#### TASK OBJECTIVE
Retype only what runs from the beginning of the data through the line with "const firstDay = [2025, 0, 7];"; please omit the pictures and keep every line exact.

— Start of DATASET EXCERPT —

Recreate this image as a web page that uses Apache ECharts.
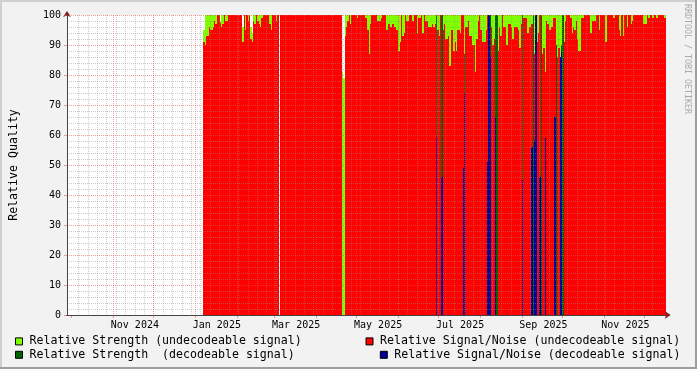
<!DOCTYPE html>
<html>
<head>
<meta charset="utf-8">
<script src="https://cdn.jsdelivr.net/npm/echarts@6/dist/echarts.min.js"></script>
<style>
html,body{margin:0;padding:0;background:#F2F2F2;}
#chart{width:697px;height:369px;}
</style>
</head>
<body>
<div id="chart"></div>
<script>
// ---- data (one value per day, first day = 2025-01-07) ----
const seriesNames = [
  'Relative Strength (undecodeable signal)',
  'Relative Signal/Noise (undecodeable signal)',
  'Relative Strength  (decodeable signal)',
  'Relative Signal/Noise (decodeable signal)'
];
const firstDay = [2025, 0, 7];

const strengthUndecodeable = [
  95,100,100,100,100,100,100,100,100,100,
  100,100,98,100,100,100,100,100,100,100,
  100,100,100,100,100,100,100,100,100,96,
  100,100,100,100,100,96,94,100,100,100,
  100,100,100,100,100,100,100,100,100,100,
  100,100,100,100,100,100,null,100,100,100,
  100,100,100,100,100,100,100,100,100,100,100,100,100,100,100,100,100,100,100,100,
  100,100,100,100,100,100,100,100,100,100,100,100,100,100,100,100,100,100,100,100,
  100,100,100,81,79,100,100,100,100,100,
  100,100,100,100,100,100,100,100,100,100,100,100,100,100,100,100,100,100,100,100,
  100,100,100,100,100,100,100,100,100,100,100,100,100,100,100,100,100,100,100,100,
  100,100,100,100,100,100,100,100,100,100,100,100,100,100,100,100,100,100,100,100,
  100,100,100,100,100,100,100,100,100,100,100,100,100,100,100,100,100,100,100,100,
  100,100,100,100,100,100,100,100,100,100,100,100,100,100,100,100,100,100,100,100,
  100,100,100,100,100,100,100,100,100,100,100,100,100,100,100,100,100,100,100,100,
  100,100,100,100,100,100,100,100,100,100,100,100,100,100,100,100,100,100,100,100,
  100,100,100,100,100,100,100,100,100,100,100,100,100,100,100,100,100,100,100,100,
  100,100,100,100,100,100,100,100,100,100,100,100,100,100,100,100,100,100,100,100,
  100,100,100,100,100,100,100,100,100,100,100,100,100,100,100,100,100,100,100,100,
  100,100,100,100,100,100,100,100,100,100,100,100,100,100,100,100,100,100,100,100,
  100,100,100,100,100,100,100,100,100,100,
  100,100,100,100
];

const snrUndecodeable = [
  91,90,93,93,96,95,95,96,98,97,
  100,100,97.5,96,97,100,98,98,100,100,
  100,100,100,100,100,100,100,100,100,91,
  100,95,100,98,100,92,91,98,97,100,
  98,97,96,99,100,100,100,100,100,97,
  95,100,100,100,98,100,null,100,100,100,
  100,100,100,100,100,100,100,100,100,100,100,100,100,100,100,100,100,100,100,100,
  100,100,100,100,100,100,100,100,100,100,100,100,100,100,100,100,100,100,100,100,
  100,100,100,0,0,93,96,98,100,97,
  100,100,100,100,99,100,100,100,100,100,
  99,99,95,87,97,100,100,100,100,98,
  98,98,99,100,100,100,95,97,97,96,
  97,97,96,95,95,88,91,100,93,94,
  100,98,98,100,100,98,98,100,100,94,
  99,99,100,94,100,98,98,96,96,96,
  97,96,97,100,95,93,100,100,95,97,
  92,92,93,83,95,95,88,91,88,95,
  95,94,100,100,80,96,96,98,93,93,
  90,90,81,92,98,100,95,91,91,91,
  95,100,100,100,96,90,92,100,100,88,
  96,93,100,96,96,90,90,97,97,96,
  92,96,96,96,95,89,97,100,99,99,
  99,94,96,96,97,100,87,100,91,94,
  100,100,87,89,81,98,97,95,95,96,
  99,99,86,86,89,85,85,100,91,98,
  100,100,100,99,94,96,95,98,92,88,
  88,99,99,100,100,100,100,100,94,98,
  98,98,100,100,95,100,100,100,100,91,
  100,100,100,100,100,99,100,100,100,95,
  93,100,93,100,100,96,100,100,97,98,
  100,100,100,100,100,100,100,97,97,97,
  100,99,100,100,99,100,100,99,100,100,
  100,100,100,99
];

const strengthDecodeable = [
  0,0,0,0,0,0,0,0,0,0,0,0,0,0,0,0,0,0,0,0,
  0,0,0,0,0,0,0,0,0,0,0,0,0,0,0,0,0,0,0,0,
  0,0,0,0,0,0,0,0,0,0,0,0,0,0,0,0,0,0,0,0,
  0,0,0,0,0,0,0,0,0,0,0,0,0,0,0,0,0,0,0,0,
  0,0,0,0,0,0,0,0,0,0,0,0,0,0,0,0,0,0,0,0,
  0,0,0,0,0,0,0,0,0,0,0,0,0,0,0,0,0,0,0,0,
  0,0,0,0,0,0,0,0,0,0,0,0,0,0,0,0,0,0,0,0,
  0,0,0,0,0,0,0,0,0,0,0,0,0,0,0,0,0,0,0,0,
  0,0,0,0,0,0,0,0,0,0,
  0,0,0,100,0,0,0,100,0,0,
  0,0,0,0,0,0,0,0,0,0,
  0,0,0,0,87,0,0,0,0,0,
  0,0,0,0,0,0,0,0,0,0,
  0,0,100,100,0,0,0,100,100,0,
  0,0,0,0,0,0,0,0,0,0,
  0,0,0,0,0,0,0,100,0,0,
  0,0,0,0,0,100,0,0,0,0,
  0,100,0,0,0,0,0,0,0,0,
  0,0,90,0,0,0,90,100,0,0,
  0,0,0,0,0,0,0,0,0,0,0,0,0,0,0,0,0,0,0,0,
  0,0,0,0,0,0,0,0,0,0,0,0,0,0,0,0,0,0,0,0,
  0,0,0,0,0,0,0,0,0,0,0,0,0,0,0,0,0,0,0,0,
  0,0,0,0,0,0,0,0,0,0,
  0,0,0,0
];

const snrDecodeable = [
  0,0,0,0,0,0,0,0,0,0,0,0,0,0,0,0,0,0,0,0,
  0,0,0,0,0,0,0,0,0,0,0,0,0,0,0,0,0,0,0,0,
  0,0,0,0,0,0,0,0,0,0,0,0,0,0,0,0,0,0,0,0,
  0,0,0,0,0,0,0,0,0,0,0,0,0,0,0,0,0,0,0,0,
  0,0,0,0,0,0,0,0,0,0,0,0,0,0,0,0,0,0,0,0,
  0,0,0,0,0,0,0,0,0,0,0,0,0,0,0,0,0,0,0,0,
  0,0,0,0,0,0,0,0,0,0,0,0,0,0,0,0,0,0,0,0,
  0,0,0,0,0,0,0,0,0,0,0,0,0,0,0,0,0,0,0,0,
  0,0,0,0,0,0,0,0,0,0,
  0,0,0,59,0,0,0,46,0,0,
  0,0,0,0,0,0,0,0,0,0,
  0,0,0,49,74,0,0,0,0,0,
  0,0,0,0,0,0,0,0,0,0,
  0,51,100,86,0,0,0,66,0,0,
  0,0,0,0,0,0,0,0,0,0,
  0,0,0,0,0,0,0,45,0,0,
  0,0,0,0,56,0,58,100,0,0,
  46,0,0,0,59,0,0,0,0,0,
  0,66,0,0,0,86,88,0,0,0,
  0,0,0,0,0,0,0,0,0,0,0,0,0,0,0,0,0,0,0,0,
  0,0,0,0,0,0,0,0,0,0,0,0,0,0,0,0,0,0,0,0,
  0,0,0,0,0,0,0,0,0,0,0,0,0,0,0,0,0,0,0,0,
  0,0,0,0,0,0,0,0,0,0,
  0,0,0,0
];

const seriesColors = ['#7FFF00', '#FF0000', '#006400', '#000099'];

// axis labels (centred on mid-month) and range
const xLabels = ['Nov 2024', 'Jan 2025', 'Mar 2025', 'May 2025', 'Jul 2025', 'Sep 2025', 'Nov 2025'];
const xLabelDates = [[2024,10,17],[2025,0,17],[2025,2,17],[2025,4,17],[2025,6,17],[2025,8,17],[2025,10,17]];
const axisRange = [[2024, 8, 27, 12], [2025, 11, 17, 0]];
const yTitle = 'Relative Quality';
const watermark = 'RRDTOOL / TOBI OETIKER';

// ---- build ----
[strengthUndecodeable, snrUndecodeable, strengthDecodeable, snrDecodeable].forEach(function (a, k) {
  if (a.length !== 344) throw new Error('array ' + k + ' has length ' + a.length);
});

const DAY = 86400000;
const t0 = new Date(firstDay[0], firstDay[1], firstDay[2]).getTime();
const axisMin = new Date(axisRange[0][0], axisRange[0][1], axisRange[0][2], axisRange[0][3]).getTime();
const axisMax = new Date(axisRange[1][0], axisRange[1][1], axisRange[1][2], axisRange[1][3]).getTime();
const labelTimes = xLabelDates.map(d => new Date(d[0], d[1], d[2]).getTime());

const monthStarts = [];
for (let y = 2024, m = 9; y < 2026; ) {
  const t = new Date(y, m, 1).getTime();
  if (t > axisMax) break;
  monthStarts.push(t);
  m++; if (m > 11) { m = 0; y++; }
}
const weekStarts = [];
for (let t = new Date(2024, 8, 29).getTime(); t <= axisMax; t += 7 * DAY) weekStarts.push(t);

// one column per daily sample, edges snapped to whole pixels (like rrdtool)
function columnSeries(idx, values) {
  const c = seriesColors[idx];
  return {
    name: seriesNames[idx], type: 'custom', silent: true, clip: true,
    color: c, itemStyle: { color: c },
    xAxisIndex: 0, yAxisIndex: 0, z: 2,
    encode: { x: 0, y: 1 },
    data: values.map((v, i) => [t0 + i * DAY, v == null ? NaN : v]),
    renderItem: function (params, api) {
      const v = api.value(1);
      if (v == null || isNaN(v) || v <= 0) return null;
      const t = api.value(0);
      const p0 = api.coord([t, 0]);
      const p1 = api.coord([t + DAY, v]);
      const x0 = Math.round(p0[0]), x1 = Math.round(p1[0]);
      const yTop = Math.round(p1[1]), yBot = Math.round(p0[1]);
      if (x1 <= x0 || yBot <= yTop) return null;
      return {
        type: 'rect',
        shape: { x: x0, y: yTop, width: x1 - x0, height: yBot - yTop },
        style: { fill: c }
      };
    }
  };
}

const FONT = '"DejaVu Sans Mono", monospace';
const MAJOR = 'rgba(222,79,79,0.55)';
const MINOR = 'rgba(143,143,143,0.45)';

function legendAt(idx, left, top) {
  return {
    show: true, left: left, top: top, padding: 0, orient: 'horizontal',
    selectedMode: false, icon: 'rect', itemWidth: 7, itemHeight: 7,
    data: [{ name: seriesNames[idx], itemStyle: { color: seriesColors[idx], borderColor: '#000', borderWidth: 1 } }],
    itemStyle: { borderColor: '#000', borderWidth: 1 },
    textStyle: { fontFamily: FONT, fontSize: 11.6, color: '#000', padding: [0, 0, 0, 2] }
  };
}

const chart = echarts.init(document.getElementById('chart'), null, { renderer: 'canvas' });
chart.setOption({
  animation: false,
  backgroundColor: '#F2F2F2',
  grid: { left: 67, top: 15, right: 31.3, bottom: 54, show: true, backgroundColor: '#FFFFFF', borderWidth: 0 },
  xAxis: [
    {
      type: 'value', min: axisMin, max: axisMax, position: 'bottom', z: 6,
      axisLine: { show: true, onZero: false, lineStyle: { color: '#444', width: 1 } },
      axisTick: { show: false },
      axisLabel: {
        customValues: labelTimes, fontFamily: FONT, fontSize: 10, color: '#000', margin: 5,
        hideOverlap: false,
        formatter: function (v) {
          const k = labelTimes.findIndex(t => Math.abs(t - v) < DAY);
          return k >= 0 ? xLabels[k] : '';
        }
      },
      splitLine: { show: false }
    },
    {
      type: 'value', min: axisMin, max: axisMax, position: 'bottom', z: 5,
      axisLine: { show: true, onZero: false, symbol: ['none', 'arrow'], symbolSize: [6, 6], symbolOffset: [0, 5], lineStyle: { color: '#801F1F', width: 1 } },
      axisTick: { show: true, customValues: monthStarts, length: 3, lineStyle: { color: MAJOR } },
      axisLabel: { show: false },
      splitLine: { show: true, showMinLine: false, showMaxLine: false, lineStyle: { color: MAJOR, width: 1, type: [1, 1] } }
    },
    {
      type: 'value', min: axisMin, max: axisMax, position: 'bottom', z: 4,
      axisLine: { show: false },
      axisTick: { show: false, customValues: weekStarts },
      axisLabel: { show: false },
      splitLine: { show: true, showMinLine: false, showMaxLine: false, lineStyle: { color: MINOR, width: 1, type: [1, 1] } }
    }
  ],
  yAxis: [
    {
      type: 'value', min: 0, max: 100, interval: 10, position: 'left', z: 6,
      axisLine: { show: true, onZero: false, lineStyle: { color: '#444', width: 1 } },
      axisTick: { show: true, length: 3, lineStyle: { color: MAJOR } },
      axisLabel: { fontFamily: FONT, fontSize: 10, color: '#000', margin: 6 },
      splitLine: { show: true, showMinLine: false, lineStyle: { color: MAJOR, width: 1, type: [1, 1] } },
      minorTick: { show: false, splitNumber: 5 },
      minorSplitLine: { show: true, lineStyle: { color: MINOR, width: 1, type: [1, 1] } },
      name: yTitle, nameLocation: 'middle', nameGap: 47, nameRotate: 90,
      nameTextStyle: { fontFamily: FONT, fontSize: 11.6, color: '#000' }
    },
    {
      type: 'value', min: 0, max: 100, position: 'left', z: 5,
      axisLine: { show: true, onZero: false, symbol: ['none', 'arrow'], symbolSize: [6, 6], symbolOffset: [0, 4], lineStyle: { color: '#801F1F', width: 1 } },
      axisTick: { show: false }, axisLabel: { show: false }, splitLine: { show: false }
    }
  ],
  legend: [
    legendAt(0, 15, 335.4),
    legendAt(1, 365.5, 335.4),
    legendAt(2, 15, 348.8),
    legendAt(3, 379.8, 348.8)
  ],
  graphic: [
    { type: 'rect', silent: true, shape: { x: 0, y: 0, width: 697, height: 2 }, style: { fill: '#CFCFCF' } },
    { type: 'rect', silent: true, shape: { x: 0, y: 0, width: 2, height: 369 }, style: { fill: '#CFCFCF' } },
    { type: 'rect', silent: true, shape: { x: 0, y: 367, width: 697, height: 2 }, style: { fill: '#9E9E9E' } },
    { type: 'rect', silent: true, shape: { x: 695, y: 0, width: 2, height: 369 }, style: { fill: '#9E9E9E' } },
    {
      type: 'text', silent: true, x: 687, y: 4, rotation: -Math.PI / 2,
      style: { text: watermark, fill: '#AAAAAA', font: '8.3px "DejaVu Sans Mono", monospace', textAlign: 'left', textVerticalAlign: 'middle' }
    }
  ],
  series: [
    columnSeries(0, strengthUndecodeable),
    columnSeries(1, snrUndecodeable),
    columnSeries(2, strengthDecodeable),
    columnSeries(3, snrDecodeable)
  ]
});
</script>
</body>
</html>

— End of DATASET EXCERPT —

#### RESULT FOR THIS EXERCISE
Recreate this image as a web page that uses Apache ECharts.
<!DOCTYPE html>
<html>
<head>
<meta charset="utf-8">
<script src="https://cdn.jsdelivr.net/npm/echarts@6/dist/echarts.min.js"></script>
<style>
html,body{margin:0;padding:0;background:#F2F2F2;}
#chart{width:697px;height:369px;}
</style>
</head>
<body>
<div id="chart"></div>
<script>
// ---- data (one value per day, first day = 2025-01-07) ----
const seriesNames = [
  'Relative Strength (undecodeable signal)',
  'Relative Signal/Noise (undecodeable signal)',
  'Relative Strength  (decodeable signal)',
  'Relative Signal/Noise (decodeable signal)'
];
const firstDay = [2025, 0, 7];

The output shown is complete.